* BEGIN Recorded information *

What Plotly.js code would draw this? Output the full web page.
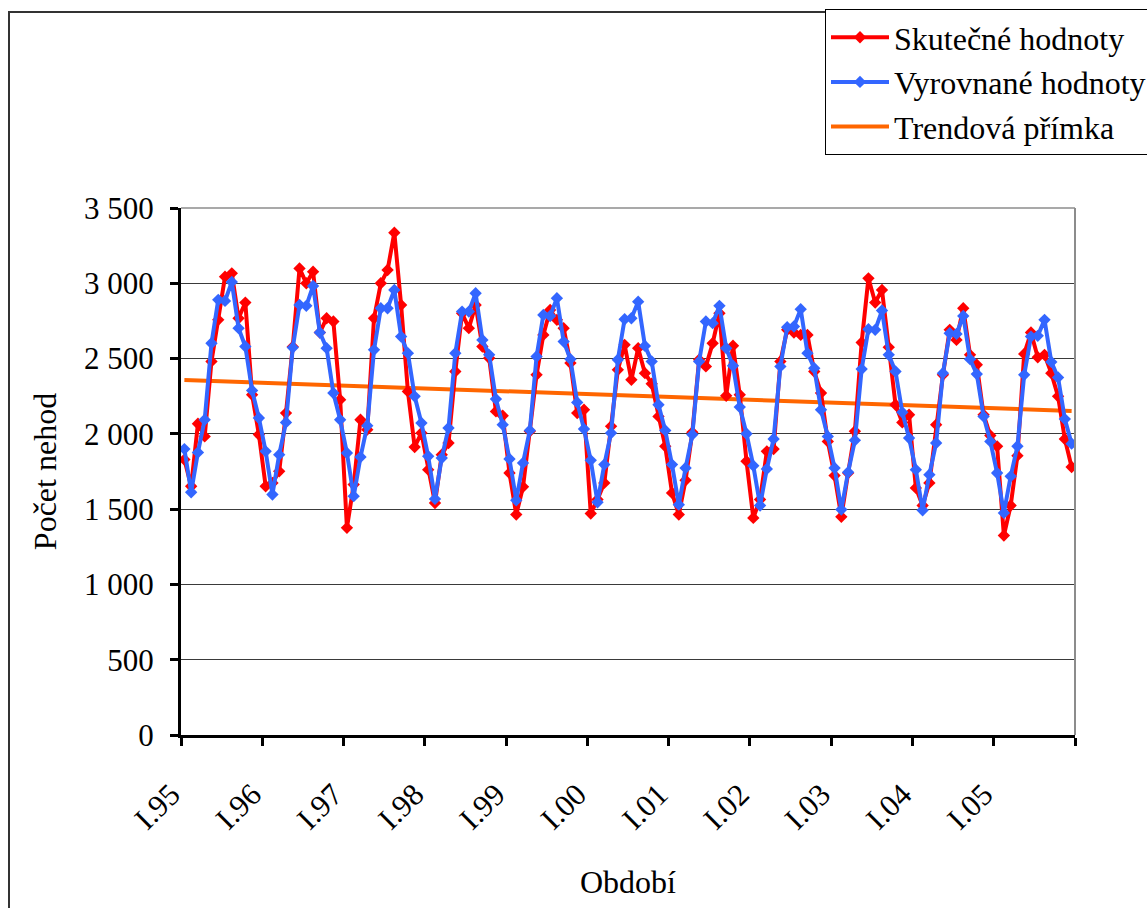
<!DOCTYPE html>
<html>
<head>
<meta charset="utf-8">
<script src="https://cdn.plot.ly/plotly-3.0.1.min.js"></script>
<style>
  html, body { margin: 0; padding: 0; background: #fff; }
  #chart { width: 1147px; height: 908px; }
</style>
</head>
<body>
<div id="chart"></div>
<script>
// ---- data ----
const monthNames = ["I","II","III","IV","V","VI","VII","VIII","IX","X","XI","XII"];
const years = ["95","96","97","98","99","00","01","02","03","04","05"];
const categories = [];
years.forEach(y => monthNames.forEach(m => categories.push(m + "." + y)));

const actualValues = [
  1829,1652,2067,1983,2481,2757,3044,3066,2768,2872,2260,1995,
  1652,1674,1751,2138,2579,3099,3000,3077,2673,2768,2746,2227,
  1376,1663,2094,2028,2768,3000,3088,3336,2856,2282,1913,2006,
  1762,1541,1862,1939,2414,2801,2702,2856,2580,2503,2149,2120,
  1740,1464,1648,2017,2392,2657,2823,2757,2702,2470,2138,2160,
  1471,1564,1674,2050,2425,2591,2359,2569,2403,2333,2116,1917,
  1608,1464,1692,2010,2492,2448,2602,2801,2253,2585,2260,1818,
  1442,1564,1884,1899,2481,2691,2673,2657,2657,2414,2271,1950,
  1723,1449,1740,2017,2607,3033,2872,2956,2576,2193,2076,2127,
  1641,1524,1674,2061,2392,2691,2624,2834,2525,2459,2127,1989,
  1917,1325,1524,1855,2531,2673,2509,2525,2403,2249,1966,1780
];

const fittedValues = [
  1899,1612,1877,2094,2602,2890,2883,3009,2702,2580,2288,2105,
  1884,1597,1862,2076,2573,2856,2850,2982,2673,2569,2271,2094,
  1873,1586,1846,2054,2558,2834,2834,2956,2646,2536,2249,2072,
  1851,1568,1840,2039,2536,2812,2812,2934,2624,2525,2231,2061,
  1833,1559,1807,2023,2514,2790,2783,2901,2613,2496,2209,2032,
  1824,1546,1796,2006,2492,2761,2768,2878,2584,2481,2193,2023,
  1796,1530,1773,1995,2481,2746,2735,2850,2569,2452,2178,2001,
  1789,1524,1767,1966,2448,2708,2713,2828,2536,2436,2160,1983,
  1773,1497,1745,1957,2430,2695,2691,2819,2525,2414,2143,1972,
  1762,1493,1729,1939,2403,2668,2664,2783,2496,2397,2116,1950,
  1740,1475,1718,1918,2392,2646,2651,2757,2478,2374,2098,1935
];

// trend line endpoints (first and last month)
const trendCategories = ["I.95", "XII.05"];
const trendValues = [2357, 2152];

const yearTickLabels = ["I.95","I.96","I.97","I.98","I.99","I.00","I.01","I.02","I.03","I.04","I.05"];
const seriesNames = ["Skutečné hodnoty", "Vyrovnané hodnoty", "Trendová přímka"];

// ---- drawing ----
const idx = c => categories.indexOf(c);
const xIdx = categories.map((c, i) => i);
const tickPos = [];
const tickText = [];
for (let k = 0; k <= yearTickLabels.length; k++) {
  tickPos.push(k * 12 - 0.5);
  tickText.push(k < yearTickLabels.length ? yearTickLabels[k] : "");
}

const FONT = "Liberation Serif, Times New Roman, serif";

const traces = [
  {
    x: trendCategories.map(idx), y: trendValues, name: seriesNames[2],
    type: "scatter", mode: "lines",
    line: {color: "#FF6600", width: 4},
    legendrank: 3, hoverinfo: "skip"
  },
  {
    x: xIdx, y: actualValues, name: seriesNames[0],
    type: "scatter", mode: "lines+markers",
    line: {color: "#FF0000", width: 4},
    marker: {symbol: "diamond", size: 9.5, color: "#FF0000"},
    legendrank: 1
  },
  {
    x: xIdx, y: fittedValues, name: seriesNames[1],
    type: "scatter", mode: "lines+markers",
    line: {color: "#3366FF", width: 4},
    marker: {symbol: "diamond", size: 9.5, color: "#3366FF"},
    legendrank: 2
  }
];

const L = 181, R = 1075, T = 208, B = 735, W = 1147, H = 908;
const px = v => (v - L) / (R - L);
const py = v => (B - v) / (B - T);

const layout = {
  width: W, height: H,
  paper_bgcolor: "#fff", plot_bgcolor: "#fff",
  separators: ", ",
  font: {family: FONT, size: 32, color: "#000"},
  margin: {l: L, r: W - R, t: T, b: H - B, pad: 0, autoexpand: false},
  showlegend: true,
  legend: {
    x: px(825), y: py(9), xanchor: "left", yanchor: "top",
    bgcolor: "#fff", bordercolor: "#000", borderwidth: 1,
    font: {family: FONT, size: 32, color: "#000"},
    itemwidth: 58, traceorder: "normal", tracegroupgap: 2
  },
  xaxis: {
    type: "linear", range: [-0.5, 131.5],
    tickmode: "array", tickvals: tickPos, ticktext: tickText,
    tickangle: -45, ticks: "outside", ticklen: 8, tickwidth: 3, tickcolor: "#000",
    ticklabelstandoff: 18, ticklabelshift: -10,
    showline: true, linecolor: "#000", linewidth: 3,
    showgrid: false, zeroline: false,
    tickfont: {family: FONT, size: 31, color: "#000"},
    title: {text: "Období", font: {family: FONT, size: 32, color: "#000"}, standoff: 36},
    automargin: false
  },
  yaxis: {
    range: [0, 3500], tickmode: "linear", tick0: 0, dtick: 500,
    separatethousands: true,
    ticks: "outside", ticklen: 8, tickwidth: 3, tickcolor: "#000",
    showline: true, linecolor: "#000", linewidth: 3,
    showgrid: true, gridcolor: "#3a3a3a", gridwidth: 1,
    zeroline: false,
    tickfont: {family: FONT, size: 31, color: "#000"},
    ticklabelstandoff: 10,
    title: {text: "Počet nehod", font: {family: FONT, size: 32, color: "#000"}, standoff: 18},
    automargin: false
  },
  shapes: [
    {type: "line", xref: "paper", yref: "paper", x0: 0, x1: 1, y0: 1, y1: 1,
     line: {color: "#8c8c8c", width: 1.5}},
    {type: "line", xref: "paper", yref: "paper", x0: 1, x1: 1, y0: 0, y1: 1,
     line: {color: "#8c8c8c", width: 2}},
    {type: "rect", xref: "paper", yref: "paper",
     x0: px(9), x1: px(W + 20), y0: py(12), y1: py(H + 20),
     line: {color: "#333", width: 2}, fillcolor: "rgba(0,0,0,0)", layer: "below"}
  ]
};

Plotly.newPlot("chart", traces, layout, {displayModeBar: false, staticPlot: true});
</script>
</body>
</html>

* END Recorded information *

Copy out all of the material exactly as written, without its pictures.

The completed task:
What Plotly.js code would draw this? Output the full web page.
<!DOCTYPE html>
<html>
<head>
<meta charset="utf-8">
<script src="https://cdn.plot.ly/plotly-3.0.1.min.js"></script>
<style>
  html, body { margin: 0; padding: 0; background: #fff; }
  #chart { width: 1147px; height: 908px; }
</style>
</head>
<body>
<div id="chart"></div>
<script>
// ---- data ----
const monthNames = ["I","II","III","IV","V","VI","VII","VIII","IX","X","XI","XII"];
const years = ["95","96","97","98","99","00","01","02","03","04","05"];
const categories = [];
years.forEach(y => monthNames.forEach(m => categories.push(m + "." + y)));

const actualValues = [
  1829,1652,2067,1983,2481,2757,3044,3066,2768,2872,2260,1995,
  1652,1674,1751,2138,2579,3099,3000,3077,2673,2768,2746,2227,
  1376,1663,2094,2028,2768,3000,3088,3336,2856,2282,1913,2006,
  1762,1541,1862,1939,2414,2801,2702,2856,2580,2503,2149,2120,
  1740,1464,1648,2017,2392,2657,2823,2757,2702,2470,2138,2160,
  1471,1564,1674,2050,2425,2591,2359,2569,2403,2333,2116,1917,
  1608,1464,1692,2010,2492,2448,2602,2801,2253,2585,2260,1818,
  1442,1564,1884,1899,2481,2691,2673,2657,2657,2414,2271,1950,
  1723,1449,1740,2017,2607,3033,2872,2956,2576,2193,2076,2127,
  1641,1524,1674,2061,2392,2691,2624,2834,2525,2459,2127,1989,
  1917,1325,1524,1855,2531,2673,2509,2525,2403,2249,1966,1780
];

const fittedValues = [
  1899,1612,1877,2094,2602,2890,2883,3009,2702,2580,2288,2105,
  1884,1597,1862,2076,2573,2856,2850,2982,2673,2569,2271,2094,
  1873,1586,1846,2054,2558,2834,2834,2956,2646,2536,2249,2072,
  1851,1568,1840,2039,2536,2812,2812,2934,2624,2525,2231,2061,
  1833,1559,1807,2023,2514,2790,2783,2901,2613,2496,2209,2032,
  1824,1546,1796,2006,2492,2761,2768,2878,2584,2481,2193,2023,
  1796,1530,1773,1995,2481,2746,2735,2850,2569,2452,2178,2001,
  1789,1524,1767,1966,2448,2708,2713,2828,2536,2436,2160,1983,
  1773,1497,1745,1957,2430,2695,2691,2819,2525,2414,2143,1972,
  1762,1493,1729,1939,2403,2668,2664,2783,2496,2397,2116,1950,
  1740,1475,1718,1918,2392,2646,2651,2757,2478,2374,2098,1935
];

// trend line endpoints (first and last month)
const trendCategories = ["I.95", "XII.05"];
const trendValues = [2357, 2152];

const yearTickLabels = ["I.95","I.96","I.97","I.98","I.99","I.00","I.01","I.02","I.03","I.04","I.05"];
const seriesNames = ["Skutečné hodnoty", "Vyrovnané hodnoty", "Trendová přímka"];

// ---- drawing ----
const idx = c => categories.indexOf(c);
const xIdx = categories.map((c, i) => i);
const tickPos = [];
const tickText = [];
for (let k = 0; k <= yearTickLabels.length; k++) {
  tickPos.push(k * 12 - 0.5);
  tickText.push(k < yearTickLabels.length ? yearTickLabels[k] : "");
}

const FONT = "Liberation Serif, Times New Roman, serif";

const traces = [
  {
    x: trendCategories.map(idx), y: trendValues, name: seriesNames[2],
    type: "scatter", mode: "lines",
    line: {color: "#FF6600", width: 4},
    legendrank: 3, hoverinfo: "skip"
  },
  {
    x: xIdx, y: actualValues, name: seriesNames[0],
    type: "scatter", mode: "lines+markers",
    line: {color: "#FF0000", width: 4},
    marker: {symbol: "diamond", size: 9.5, color: "#FF0000"},
    legendrank: 1
  },
  {
    x: xIdx, y: fittedValues, name: seriesNames[1],
    type: "scatter", mode: "lines+markers",
    line: {color: "#3366FF", width: 4},
    marker: {symbol: "diamond", size: 9.5, color: "#3366FF"},
    legendrank: 2
  }
];

const L = 181, R = 1075, T = 208, B = 735, W = 1147, H = 908;
const px = v => (v - L) / (R - L);
const py = v => (B - v) / (B - T);

const layout = {
  width: W, height: H,
  paper_bgcolor: "#fff", plot_bgcolor: "#fff",
  separators: ", ",
  font: {family: FONT, size: 32, color: "#000"},
  margin: {l: L, r: W - R, t: T, b: H - B, pad: 0, autoexpand: false},
  showlegend: true,
  legend: {
    x: px(825), y: py(9), xanchor: "left", yanchor: "top",
    bgcolor: "#fff", bordercolor: "#000", borderwidth: 1,
    font: {family: FONT, size: 32, color: "#000"},
    itemwidth: 58, traceorder: "normal", tracegroupgap: 2
  },
  xaxis: {
    type: "linear", range: [-0.5, 131.5],
    tickmode: "array", tickvals: tickPos, ticktext: tickText,
    tickangle: -45, ticks: "outside", ticklen: 8, tickwidth: 3, tickcolor: "#000",
    ticklabelstandoff: 18, ticklabelshift: -10,
    showline: true, linecolor: "#000", linewidth: 3,
    showgrid: false, zeroline: false,
    tickfont: {family: FONT, size: 31, color: "#000"},
    title: {text: "Období", font: {family: FONT, size: 32, color: "#000"}, standoff: 36},
    automargin: false
  },
  yaxis: {
    range: [0, 3500], tickmode: "linear", tick0: 0, dtick: 500,
    separatethousands: true,
    ticks: "outside", ticklen: 8, tickwidth: 3, tickcolor: "#000",
    showline: true, linecolor: "#000", linewidth: 3,
    showgrid: true, gridcolor: "#3a3a3a", gridwidth: 1,
    zeroline: false,
    tickfont: {family: FONT, size: 31, color: "#000"},
    ticklabelstandoff: 10,
    title: {text: "Počet nehod", font: {family: FONT, size: 32, color: "#000"}, standoff: 18},
    automargin: false
  },
  shapes: [
    {type: "line", xref: "paper", yref: "paper", x0: 0, x1: 1, y0: 1, y1: 1,
     line: {color: "#8c8c8c", width: 1.5}},
    {type: "line", xref: "paper", yref: "paper", x0: 1, x1: 1, y0: 0, y1: 1,
     line: {color: "#8c8c8c", width: 2}},
    {type: "rect", xref: "paper", yref: "paper",
     x0: px(9), x1: px(W + 20), y0: py(12), y1: py(H + 20),
     line: {color: "#333", width: 2}, fillcolor: "rgba(0,0,0,0)", layer: "below"}
  ]
};

Plotly.newPlot("chart", traces, layout, {displayModeBar: false, staticPlot: true});
</script>
</body>
</html>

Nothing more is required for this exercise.